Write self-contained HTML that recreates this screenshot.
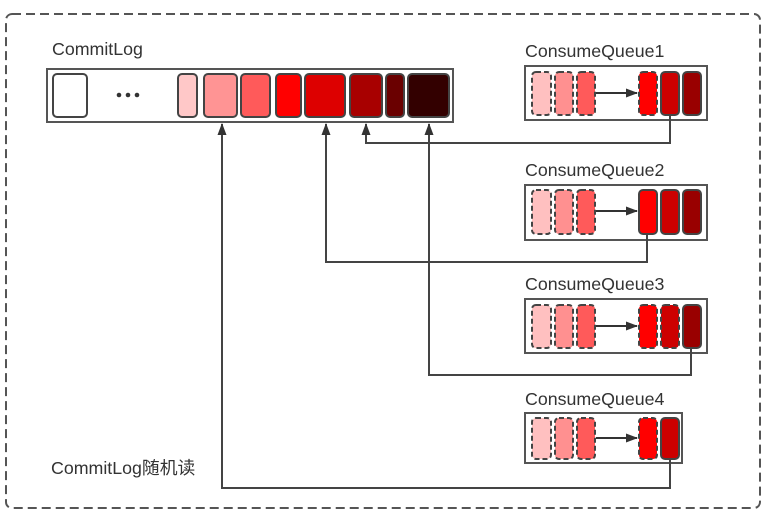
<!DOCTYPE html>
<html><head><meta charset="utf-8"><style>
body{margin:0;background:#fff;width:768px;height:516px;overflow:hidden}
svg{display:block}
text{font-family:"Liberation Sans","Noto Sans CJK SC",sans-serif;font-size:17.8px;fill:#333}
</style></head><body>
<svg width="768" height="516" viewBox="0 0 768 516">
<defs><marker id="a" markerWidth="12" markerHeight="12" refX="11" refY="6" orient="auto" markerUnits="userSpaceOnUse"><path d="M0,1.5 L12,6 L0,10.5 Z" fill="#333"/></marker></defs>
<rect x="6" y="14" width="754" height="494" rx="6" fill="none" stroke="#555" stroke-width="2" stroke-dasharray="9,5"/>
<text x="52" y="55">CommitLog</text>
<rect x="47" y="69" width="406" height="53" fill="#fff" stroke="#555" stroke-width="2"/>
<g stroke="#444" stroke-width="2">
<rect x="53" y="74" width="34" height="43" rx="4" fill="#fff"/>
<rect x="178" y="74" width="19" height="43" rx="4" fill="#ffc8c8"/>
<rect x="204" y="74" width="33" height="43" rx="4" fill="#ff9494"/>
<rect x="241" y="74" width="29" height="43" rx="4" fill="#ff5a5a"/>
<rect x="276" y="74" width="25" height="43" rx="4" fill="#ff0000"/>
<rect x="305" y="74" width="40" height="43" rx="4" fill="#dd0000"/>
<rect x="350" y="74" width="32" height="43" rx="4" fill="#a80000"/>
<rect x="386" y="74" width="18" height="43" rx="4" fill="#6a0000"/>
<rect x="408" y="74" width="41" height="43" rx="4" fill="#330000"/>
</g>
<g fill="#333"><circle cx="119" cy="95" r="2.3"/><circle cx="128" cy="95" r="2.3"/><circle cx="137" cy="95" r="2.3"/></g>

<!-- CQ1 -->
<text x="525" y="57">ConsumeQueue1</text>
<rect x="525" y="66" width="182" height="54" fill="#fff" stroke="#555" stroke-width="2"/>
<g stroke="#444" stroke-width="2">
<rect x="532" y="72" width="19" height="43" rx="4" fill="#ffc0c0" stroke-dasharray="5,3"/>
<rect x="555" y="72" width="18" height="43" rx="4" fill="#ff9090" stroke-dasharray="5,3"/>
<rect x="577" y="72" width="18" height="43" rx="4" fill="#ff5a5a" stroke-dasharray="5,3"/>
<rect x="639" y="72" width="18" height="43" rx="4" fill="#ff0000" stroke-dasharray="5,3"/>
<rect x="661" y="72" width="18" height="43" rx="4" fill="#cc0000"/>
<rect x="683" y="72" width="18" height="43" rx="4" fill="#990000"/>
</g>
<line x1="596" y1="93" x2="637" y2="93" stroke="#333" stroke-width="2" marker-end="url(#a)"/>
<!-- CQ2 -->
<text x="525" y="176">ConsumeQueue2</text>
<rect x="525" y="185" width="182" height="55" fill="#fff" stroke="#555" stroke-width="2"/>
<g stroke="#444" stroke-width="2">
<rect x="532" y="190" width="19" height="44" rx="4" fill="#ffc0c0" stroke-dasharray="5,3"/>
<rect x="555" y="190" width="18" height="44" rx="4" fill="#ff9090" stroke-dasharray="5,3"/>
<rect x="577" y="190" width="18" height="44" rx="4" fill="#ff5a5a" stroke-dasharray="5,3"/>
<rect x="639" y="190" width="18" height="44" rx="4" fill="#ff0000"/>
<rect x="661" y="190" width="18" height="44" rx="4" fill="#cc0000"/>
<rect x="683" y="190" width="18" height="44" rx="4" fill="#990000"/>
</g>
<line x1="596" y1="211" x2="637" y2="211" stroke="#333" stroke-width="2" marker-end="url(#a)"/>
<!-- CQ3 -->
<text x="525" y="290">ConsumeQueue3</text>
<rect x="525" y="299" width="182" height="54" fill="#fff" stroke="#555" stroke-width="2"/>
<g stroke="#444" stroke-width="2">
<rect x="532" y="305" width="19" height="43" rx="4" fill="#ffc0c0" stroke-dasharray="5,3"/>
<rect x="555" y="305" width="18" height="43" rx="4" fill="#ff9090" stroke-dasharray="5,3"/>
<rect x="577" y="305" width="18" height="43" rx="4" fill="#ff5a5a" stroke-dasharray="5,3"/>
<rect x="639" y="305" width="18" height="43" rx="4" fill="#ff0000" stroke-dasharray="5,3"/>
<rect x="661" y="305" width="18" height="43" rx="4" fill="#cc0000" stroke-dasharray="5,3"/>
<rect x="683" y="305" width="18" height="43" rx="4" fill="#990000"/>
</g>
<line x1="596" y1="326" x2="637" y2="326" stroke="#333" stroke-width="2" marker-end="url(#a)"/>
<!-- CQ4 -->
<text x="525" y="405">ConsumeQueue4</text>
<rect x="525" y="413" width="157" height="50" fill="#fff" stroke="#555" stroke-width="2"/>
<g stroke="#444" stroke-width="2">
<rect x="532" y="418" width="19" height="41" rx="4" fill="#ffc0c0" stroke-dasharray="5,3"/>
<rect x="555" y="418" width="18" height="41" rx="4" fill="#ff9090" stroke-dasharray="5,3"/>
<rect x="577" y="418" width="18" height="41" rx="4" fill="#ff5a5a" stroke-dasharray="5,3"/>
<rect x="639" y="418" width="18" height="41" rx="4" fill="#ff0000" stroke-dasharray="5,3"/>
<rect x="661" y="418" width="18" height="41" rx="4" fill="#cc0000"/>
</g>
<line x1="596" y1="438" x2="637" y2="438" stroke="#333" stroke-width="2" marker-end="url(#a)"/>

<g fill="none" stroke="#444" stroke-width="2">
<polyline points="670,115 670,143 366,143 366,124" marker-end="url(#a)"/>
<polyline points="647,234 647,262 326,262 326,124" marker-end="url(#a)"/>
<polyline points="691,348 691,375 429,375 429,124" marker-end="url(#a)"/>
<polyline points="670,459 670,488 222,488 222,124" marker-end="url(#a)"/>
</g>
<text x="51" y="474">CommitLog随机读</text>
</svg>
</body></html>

========

• GOAL
Please transcribe the material above exactly as written. Leave the pictures out.

• FULL ANSWER
Write self-contained HTML that recreates this screenshot.
<!DOCTYPE html>
<html><head><meta charset="utf-8"><style>
body{margin:0;background:#fff;width:768px;height:516px;overflow:hidden}
svg{display:block}
text{font-family:"Liberation Sans","Noto Sans CJK SC",sans-serif;font-size:17.8px;fill:#333}
</style></head><body>
<svg width="768" height="516" viewBox="0 0 768 516">
<defs><marker id="a" markerWidth="12" markerHeight="12" refX="11" refY="6" orient="auto" markerUnits="userSpaceOnUse"><path d="M0,1.5 L12,6 L0,10.5 Z" fill="#333"/></marker></defs>
<rect x="6" y="14" width="754" height="494" rx="6" fill="none" stroke="#555" stroke-width="2" stroke-dasharray="9,5"/>
<text x="52" y="55">CommitLog</text>
<rect x="47" y="69" width="406" height="53" fill="#fff" stroke="#555" stroke-width="2"/>
<g stroke="#444" stroke-width="2">
<rect x="53" y="74" width="34" height="43" rx="4" fill="#fff"/>
<rect x="178" y="74" width="19" height="43" rx="4" fill="#ffc8c8"/>
<rect x="204" y="74" width="33" height="43" rx="4" fill="#ff9494"/>
<rect x="241" y="74" width="29" height="43" rx="4" fill="#ff5a5a"/>
<rect x="276" y="74" width="25" height="43" rx="4" fill="#ff0000"/>
<rect x="305" y="74" width="40" height="43" rx="4" fill="#dd0000"/>
<rect x="350" y="74" width="32" height="43" rx="4" fill="#a80000"/>
<rect x="386" y="74" width="18" height="43" rx="4" fill="#6a0000"/>
<rect x="408" y="74" width="41" height="43" rx="4" fill="#330000"/>
</g>
<g fill="#333"><circle cx="119" cy="95" r="2.3"/><circle cx="128" cy="95" r="2.3"/><circle cx="137" cy="95" r="2.3"/></g>

<!-- CQ1 -->
<text x="525" y="57">ConsumeQueue1</text>
<rect x="525" y="66" width="182" height="54" fill="#fff" stroke="#555" stroke-width="2"/>
<g stroke="#444" stroke-width="2">
<rect x="532" y="72" width="19" height="43" rx="4" fill="#ffc0c0" stroke-dasharray="5,3"/>
<rect x="555" y="72" width="18" height="43" rx="4" fill="#ff9090" stroke-dasharray="5,3"/>
<rect x="577" y="72" width="18" height="43" rx="4" fill="#ff5a5a" stroke-dasharray="5,3"/>
<rect x="639" y="72" width="18" height="43" rx="4" fill="#ff0000" stroke-dasharray="5,3"/>
<rect x="661" y="72" width="18" height="43" rx="4" fill="#cc0000"/>
<rect x="683" y="72" width="18" height="43" rx="4" fill="#990000"/>
</g>
<line x1="596" y1="93" x2="637" y2="93" stroke="#333" stroke-width="2" marker-end="url(#a)"/>
<!-- CQ2 -->
<text x="525" y="176">ConsumeQueue2</text>
<rect x="525" y="185" width="182" height="55" fill="#fff" stroke="#555" stroke-width="2"/>
<g stroke="#444" stroke-width="2">
<rect x="532" y="190" width="19" height="44" rx="4" fill="#ffc0c0" stroke-dasharray="5,3"/>
<rect x="555" y="190" width="18" height="44" rx="4" fill="#ff9090" stroke-dasharray="5,3"/>
<rect x="577" y="190" width="18" height="44" rx="4" fill="#ff5a5a" stroke-dasharray="5,3"/>
<rect x="639" y="190" width="18" height="44" rx="4" fill="#ff0000"/>
<rect x="661" y="190" width="18" height="44" rx="4" fill="#cc0000"/>
<rect x="683" y="190" width="18" height="44" rx="4" fill="#990000"/>
</g>
<line x1="596" y1="211" x2="637" y2="211" stroke="#333" stroke-width="2" marker-end="url(#a)"/>
<!-- CQ3 -->
<text x="525" y="290">ConsumeQueue3</text>
<rect x="525" y="299" width="182" height="54" fill="#fff" stroke="#555" stroke-width="2"/>
<g stroke="#444" stroke-width="2">
<rect x="532" y="305" width="19" height="43" rx="4" fill="#ffc0c0" stroke-dasharray="5,3"/>
<rect x="555" y="305" width="18" height="43" rx="4" fill="#ff9090" stroke-dasharray="5,3"/>
<rect x="577" y="305" width="18" height="43" rx="4" fill="#ff5a5a" stroke-dasharray="5,3"/>
<rect x="639" y="305" width="18" height="43" rx="4" fill="#ff0000" stroke-dasharray="5,3"/>
<rect x="661" y="305" width="18" height="43" rx="4" fill="#cc0000" stroke-dasharray="5,3"/>
<rect x="683" y="305" width="18" height="43" rx="4" fill="#990000"/>
</g>
<line x1="596" y1="326" x2="637" y2="326" stroke="#333" stroke-width="2" marker-end="url(#a)"/>
<!-- CQ4 -->
<text x="525" y="405">ConsumeQueue4</text>
<rect x="525" y="413" width="157" height="50" fill="#fff" stroke="#555" stroke-width="2"/>
<g stroke="#444" stroke-width="2">
<rect x="532" y="418" width="19" height="41" rx="4" fill="#ffc0c0" stroke-dasharray="5,3"/>
<rect x="555" y="418" width="18" height="41" rx="4" fill="#ff9090" stroke-dasharray="5,3"/>
<rect x="577" y="418" width="18" height="41" rx="4" fill="#ff5a5a" stroke-dasharray="5,3"/>
<rect x="639" y="418" width="18" height="41" rx="4" fill="#ff0000" stroke-dasharray="5,3"/>
<rect x="661" y="418" width="18" height="41" rx="4" fill="#cc0000"/>
</g>
<line x1="596" y1="438" x2="637" y2="438" stroke="#333" stroke-width="2" marker-end="url(#a)"/>

<g fill="none" stroke="#444" stroke-width="2">
<polyline points="670,115 670,143 366,143 366,124" marker-end="url(#a)"/>
<polyline points="647,234 647,262 326,262 326,124" marker-end="url(#a)"/>
<polyline points="691,348 691,375 429,375 429,124" marker-end="url(#a)"/>
<polyline points="670,459 670,488 222,488 222,124" marker-end="url(#a)"/>
</g>
<text x="51" y="474">CommitLog随机读</text>
</svg>
</body></html>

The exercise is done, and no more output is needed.